Abstract: Carrying out a Comprehensive Cost Analysis of Classroom and Home Intervention Services for Preschool Children: An Illustration Using the Head Start Redi Intervention (Society for Prevention Research 25th Annual Meeting)

85 Carrying out a Comprehensive Cost Analysis of Classroom and Home Intervention Services for Preschool Children: An Illustration Using the Head Start Redi Intervention

Schedule:
Wednesday, May 31, 2017
Columbia C (Hyatt Regency Washington, Washington, DC)
* noted as presenting author
Damon Evan Jones, PhD, Research Assistant Professor, Penn State University, University Park, PA
Daniel Max Crowley, PhD, Assistant Professor, The Pennsylvania State University, University Park, PA
Karen L. Bierman, PhD, Distinguished Professor, The Pennsylvania State University, University Park, PA
Introduction:  Cost analyses of early childhood interventions can provide important information for improving efficiency of program delivery and set the stage for considering the potential for return on investment. Here we present a cost analysis of the Head Start REDI (Research-based Developmentally Informed) project—an enhanced version of Head Start designed to increase school readiness through broader development of social-emotional and emergent literacy skills. We examine the per-family costs for children receiving either a classroom only program versus children additionally receiving home-visiting services (REDI-P). We discuss implications from our cost estimates for the program in general as well as plans for assessing the cost-effectiveness in the future based on past indication of program effectiveness. We also review the key issues in cost analysis approaches for interventions directed toward young children in preschool settings, and how efforts to increase consistency, transparency, communication, and standards can help the field better leverage cost analysis findings going forward.
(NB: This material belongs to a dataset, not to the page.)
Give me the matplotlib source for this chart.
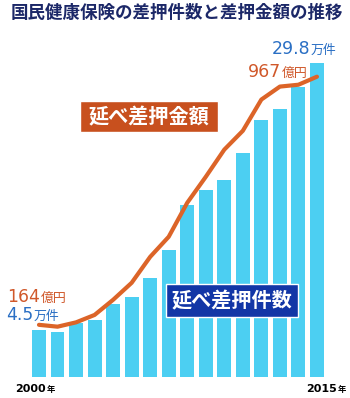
import matplotlib.pyplot as plt
from matplotlib.patches import Rectangle

plt.rcParams['font.family'] = ['Noto Sans CJK JP', 'DejaVu Sans']

years = list(range(2000, 2016))
# 差押件数 (万件)
cases = [4.5, 4.3, 5.1, 5.4, 6.9, 7.6, 9.4, 12.0, 16.3, 17.7, 18.7, 21.2, 24.4, 25.4, 27.5, 29.8]
# 差押金額 (億円)
amount = [164, 158, 172, 196, 245, 300, 384, 449, 559, 643, 731, 792, 893, 935, 941, 967]

W, H = 350, 398
bar_color = '#4ccff2'
line_color = '#dc6428'
orange_txt = '#d0582a'
blue_txt = '#2a6fc4'
navy = '#1c2868'
num_font = ['DejaVu Sans']

fig = plt.figure(figsize=(W / 100, H / 100), dpi=100)
fig.patch.set_facecolor('white')

# axes over the whole figure, limits chosen so the bars land where they are in the picture
ax = fig.add_axes([0, 0, 1, 1])
step = 18.53
x0 = 39
base = 21            # px from bottom for the baseline
px_per_case = 10.55
px_per_amount = 0.309

idx = list(range(len(years)))
ax.bar(idx, cases, width=0.75, color=bar_color, zorder=2)
ax.set_xlim(-x0 / step, (W - x0) / step)
ax.set_ylim(-base / px_per_case, (H - base) / px_per_case)
ax.axis('off')

ax2 = ax.twinx()
ax2.plot(idx, amount, color=line_color, lw=3.0, solid_capstyle='round',
         solid_joinstyle='round', zorder=3)
ax2.set_ylim(-(base + 1.5) / px_per_amount, (H - base - 1.5) / px_per_amount)
ax2.axis('off')


def px(x, y):
    # pixel coordinates from top-left -> figure fraction
    return x / W, 1 - y / H


# title
fig.text(*px(177, 13), '国民健康保険の差押件数と差押金額の推移', ha='center', va='center',
         fontsize=12.6, color=navy, fontweight='bold')

# end labels
fig.text(*px(310, 54), '29.8', ha='right', va='baseline', fontsize=12.5, color=blue_txt, family=num_font)
fig.text(*px(311, 54), '万件', ha='left', va='baseline', fontsize=9.3, color=blue_txt)
fig.text(*px(281, 77), '967', ha='right', va='baseline', fontsize=12.5, color=orange_txt, family=num_font)
fig.text(*px(282, 77), '億円', ha='left', va='baseline', fontsize=9.3, color=orange_txt)

# start labels
fig.text(*px(40, 302), '164', ha='right', va='baseline', fontsize=12.3, color=orange_txt, family=num_font)
fig.text(*px(41, 302), '億円', ha='left', va='baseline', fontsize=9.3, color=orange_txt)
fig.text(*px(33, 320), '4.5', ha='right', va='baseline', fontsize=12.3, color=blue_txt, family=num_font)
fig.text(*px(34, 320), '万件', ha='left', va='baseline', fontsize=9.3, color=blue_txt)

# year labels
fig.text(*px(46, 392), '2000', ha='right', va='baseline', fontsize=8, color='black',
         fontweight='bold', family=num_font)
fig.text(*px(47, 392), '年', ha='left', va='baseline', fontsize=6, color='black', fontweight='bold')
fig.text(*px(337, 392), '2015', ha='right', va='baseline', fontsize=8, color='black',
         fontweight='bold', family=num_font)
fig.text(*px(338, 392), '年', ha='left', va='baseline', fontsize=6, color='black', fontweight='bold')

# series name boxes
for (bx, by, bw, bh, fc, label) in [(80, 101, 138, 31, '#c8501e', '延べ差押金額'),
                                    (166, 284, 132, 33, '#1236a6', '延べ差押件数')]:
    fx, fy = px(bx, by + bh)
    fig.patches.append(Rectangle((fx, fy), bw / W, bh / H, transform=fig.transFigure,
                                 facecolor=fc, edgecolor='white', lw=1, zorder=5))
    fig.text(*px(bx + bw / 2, by + bh / 2), label, ha='center', va='center',
             fontsize=14.5, color='white', fontweight='bold', zorder=6)

fig.savefig('out.png', dpi=100, facecolor='white')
Method: Key components necessary to carry out REDI and REDI-P were first identified using the ingredients-based approach to cost analysis. Direct costs were obtained from systematically maintained budgets that track the expenses for the project. Interviews with project leaders helped us determine how to allocate shared costs, and what resources were necessary for the development of the home-visiting component. Essential elements of the program that could not be linked to direct costs in budgets were valued indirectly. Sensitivity analysis was employed to assess anticipated ranges of costs across different implementations and settings.
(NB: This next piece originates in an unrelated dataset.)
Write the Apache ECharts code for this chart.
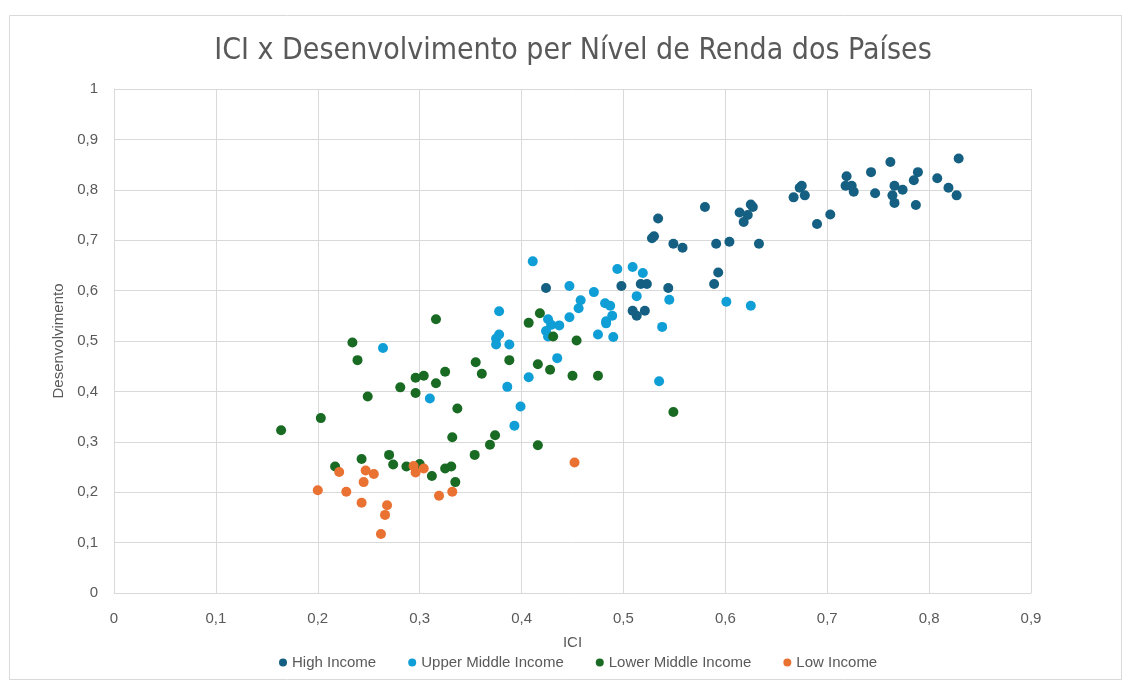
<!DOCTYPE html>
<html>
<head>
<meta charset="utf-8">
<script src="https://cdn.jsdelivr.net/npm/echarts@6/dist/echarts.min.js"></script>
<style>
html,body{margin:0;padding:0;background:#fff;}
#chart{width:1126px;height:684px;}
</style>
</head>
<body>
<div id="chart"></div>
<script>
const chartTitle = 'ICI x Desenvolvimento per Nível de Renda dos Países';
const xAxisName = 'ICI';
const yAxisName = 'Desenvolvimento';
const seriesNames = ['High Income', 'Upper Middle Income', 'Lower Middle Income', 'Low Income'];

const highX = [0.424,0.498,0.517,0.523,0.509,0.513,0.521,0.580,0.534,0.528,0.530,0.549,0.558,0.591,0.604,0.633,0.614,0.622,0.618,0.625,0.627,0.593,0.589,0.544,0.667,0.673,0.675,0.678,0.690,0.703,0.719,0.718,0.724,0.726,0.743,0.747,0.762,0.766,0.764,0.766,0.774,0.785,0.789,0.787,0.808,0.819,0.827,0.829];
const highY = [0.605,0.609,0.613,0.613,0.560,0.550,0.560,0.766,0.743,0.704,0.708,0.693,0.685,0.693,0.697,0.693,0.755,0.750,0.736,0.771,0.766,0.636,0.613,0.605,0.785,0.804,0.808,0.789,0.732,0.751,0.827,0.808,0.808,0.796,0.835,0.793,0.855,0.808,0.789,0.774,0.800,0.819,0.835,0.770,0.823,0.804,0.789,0.862];

const upperX = [0.411,0.447,0.471,0.458,0.456,0.482,0.487,0.494,0.509,0.519,0.513,0.489,0.483,0.483,0.475,0.490,0.447,0.437,0.426,0.429,0.424,0.426,0.378,0.378,0.375,0.375,0.388,0.435,0.407,0.386,0.399,0.393,0.310,0.545,0.538,0.601,0.625,0.535,0.264];
const upperY = [0.658,0.609,0.597,0.581,0.565,0.575,0.570,0.643,0.647,0.635,0.589,0.550,0.539,0.535,0.513,0.508,0.547,0.531,0.543,0.532,0.520,0.509,0.559,0.513,0.505,0.493,0.493,0.466,0.428,0.409,0.370,0.332,0.386,0.582,0.528,0.578,0.570,0.420,0.486];

const lowerX = [0.316,0.234,0.239,0.296,0.304,0.325,0.316,0.281,0.296,0.249,0.337,0.203,0.164,0.332,0.374,0.369,0.354,0.270,0.243,0.274,0.287,0.300,0.217,0.325,0.331,0.312,0.335,0.355,0.361,0.388,0.418,0.407,0.431,0.454,0.416,0.428,0.450,0.475,0.416,0.549];
const lowerY = [0.543,0.497,0.462,0.427,0.431,0.439,0.416,0.408,0.397,0.390,0.366,0.347,0.323,0.309,0.313,0.294,0.274,0.274,0.266,0.255,0.251,0.256,0.251,0.247,0.251,0.232,0.220,0.458,0.435,0.462,0.555,0.536,0.509,0.501,0.454,0.443,0.431,0.431,0.293,0.359];

const lowX = [0.294,0.304,0.296,0.221,0.247,0.255,0.245,0.200,0.228,0.319,0.332,0.243,0.268,0.266,0.262,0.452];
const lowY = [0.252,0.247,0.239,0.240,0.243,0.236,0.220,0.204,0.201,0.193,0.201,0.179,0.174,0.155,0.117,0.259];

const colors = ['#156082', '#0F9ED5', '#196B24', '#E97132'];

function pairs(xs, ys) { return xs.map((x, i) => [x, ys[i]]); }
const seriesData = [pairs(highX, highY), pairs(upperX, upperY), pairs(lowerX, lowerY), pairs(lowX, lowY)];

const fontMain = "'Liberation Sans', Arial, sans-serif";
const fontTitle = "'DejaVu Sans Condensed', sans-serif";
const fmt = v => String(+v.toFixed(2)).replace('.', ',');

const chart = echarts.init(document.getElementById('chart'), null, {renderer: 'canvas'});
chart.setOption({
  animation: false,
  backgroundColor: '#ffffff',
  graphic: [{
    type: 'rect', left: 7, top: 13, z: -1,
    shape: {width: 1112, height: 664},
    style: {fill: 'none', stroke: '#d9d9d9', lineWidth: 1}
  }],
  title: {
    text: chartTitle,
    left: 568, top: 31, textAlign: 'center',
    textStyle: {fontFamily: fontTitle, fontSize: 30, fontWeight: 'normal', color: '#595959'}
  },
  legend: {
    data: seriesNames,
    left: 274, top: 650,
    icon: 'circle', itemWidth: 8, itemHeight: 8, itemGap: 32,
    textStyle: {fontFamily: fontMain, fontSize: 15, color: '#595959'}
  },
  grid: {left: 114, right: 95, top: 89, bottom: 91, containLabel: false},
  xAxis: {
    type: 'value', min: 0, max: 0.9, interval: 0.1,
    name: xAxisName, nameLocation: 'middle', nameGap: 42,
    nameTextStyle: {fontFamily: fontMain, fontSize: 15, color: '#595959'},
    axisLine: {show: true, lineStyle: {color: '#d9d9d9'}},
    axisTick: {show: false},
    axisLabel: {formatter: fmt, margin: 18, fontFamily: fontMain, fontSize: 15, color: '#595959'},
    splitLine: {show: true, lineStyle: {color: '#d9d9d9'}}
  },
  yAxis: {
    type: 'value', min: 0, max: 1, interval: 0.1,
    name: yAxisName, nameLocation: 'middle', nameGap: 44,
    nameTextStyle: {fontFamily: fontMain, fontSize: 15, color: '#595959'},
    axisLine: {show: true, lineStyle: {color: '#d9d9d9'}},
    axisTick: {show: false},
    axisLabel: {formatter: fmt, margin: 16, fontFamily: fontMain, fontSize: 15, color: '#595959'},
    splitLine: {show: true, lineStyle: {color: '#d9d9d9'}}
  },
  series: seriesNames.map((name, i) => ({
    name: name, type: 'scatter', data: seriesData[i],
    symbol: 'circle', symbolSize: 10,
    itemStyle: {color: colors[i], opacity: 1}
  }))
});
</script>
</body>
</html>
Results: Results indicate an average per-child cost of $183 to deliver one year of the program in pre-school. Additional costs to implement the home visiting component were estimated as $2,823 per family for the same time frame. We present a range of costs based on a sensitivity analysis, and include a focus on areas expected to drive variation in total and per-family costs in other scenarios (e.g., training costs, home visiting travel cost, coaching needs).
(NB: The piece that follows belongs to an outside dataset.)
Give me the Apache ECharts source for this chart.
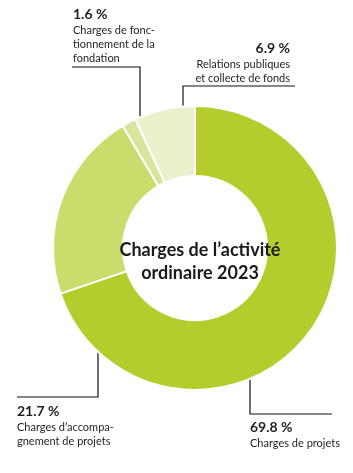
<!DOCTYPE html>
<html>
<head>
<meta charset="utf-8">
<script src="https://cdn.jsdelivr.net/npm/echarts@6/dist/echarts.min.js"></script>
<style>
  html, body { margin: 0; padding: 0; background: #fff; }
  #chart { width: 353px; height: 473px; }
</style>
</head>
<body>
<div id="chart"></div>
<script>
// donnees
const percents = [69.8, 21.7, 1.6, 6.9];
const percentLabels = ["69.8 %", "21.7 %", "1.6 %", "6.9 %"];
const names = [
  ["Charges de projets"],
  ["Charges d’accompa-", "gnement de projets"],
  ["Charges de fonc-", "tionnement de la", "fondation"],
  ["Relations publiques", "et collecte de fonds"]
];
const colors = ["#b4cc2c", "#c9dc6c", "#d7e69c", "#e9f1cd"];

// position des etiquettes + lignes de rappel
const labelPos = [
  { x: 250, y: 418, align: "left", line: [[250, 349], [250, 414], [332, 414]] },
  { x: 17, y: 402, align: "left", line: [[98, 237], [98, 397], [17, 397]] },
  { x: 73, y: 5, align: "left", line: [[140, 136], [140, 67], [72, 67]] },
  { x: 290, y: 39, align: "right", line: [[183, 145], [183, 86], [295, 86]] }
];

let chart = echarts.init(document.getElementById("chart"));

let option = {
  title: {
    text: "Charges de l’activité\nordinaire 2023",
    left: 195,
    top: 234,
    textAlign: "center",
    textStyle: {
      fontFamily: "Lato",
      fontSize: 18,
      fontWeight: "bold",
      lineHeight: 23,
      color: "#1a1a1a"
    }
  },
  series: [
    {
      type: "pie",
      center: [195, 248],
      radius: [72, 142],
      startAngle: 90,
      clockwise: true,
      avoidLabelOverlap: false,
      animation: false,
      itemStyle: { borderColor: "#fff", borderWidth: 2 },
      data: percents.map((v, i) => ({
        value: v,
        itemStyle: { color: colors[i] },
        label: {
          formatter: "{p|" + percentLabels[i] + "}\n" + names[i].map(s => "{t|" + s + "}").join("\n"),
          align: labelPos[i].align
        }
      })),
      label: {
        show: true,
        position: "outside",
        fontFamily: "Lato",
        color: "#1f1f1f",
        rich: {
          p: { fontFamily: "Lato", fontSize: 14, fontWeight: "bold", lineHeight: 18, color: "#1f1f1f" },
          t: { fontFamily: "Lato", fontSize: 11, lineHeight: 14, color: "#1f1f1f" }
        }
      },
      labelLine: {
        show: true,
        lineStyle: { color: "#111", width: 1.2 }
      },
      labelLayout: function (params) {
        let p = labelPos[params.dataIndex];
        return {
          x: p.x,
          y: p.y,
          align: p.align,
          verticalAlign: "top",
          labelLinePoints: p.line
        };
      }
    }
  ]
};

chart.setOption(option);
</script>
</body>
</html>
Conclusion: Studies have found that children participating in REDI had lower levels of aggression, increased literacy and better social-emotional functioning compared to a control group. The costs to carry out this evidence-based early educational classroom intervention are modest relative to important outcomes found in these effectiveness studies. This cost analysis has also demonstrated key issues that are important to attend to when executing a comprehensive and rigorous cost analysis that is useful to program developers, policy makers, investors, and other stakeholders.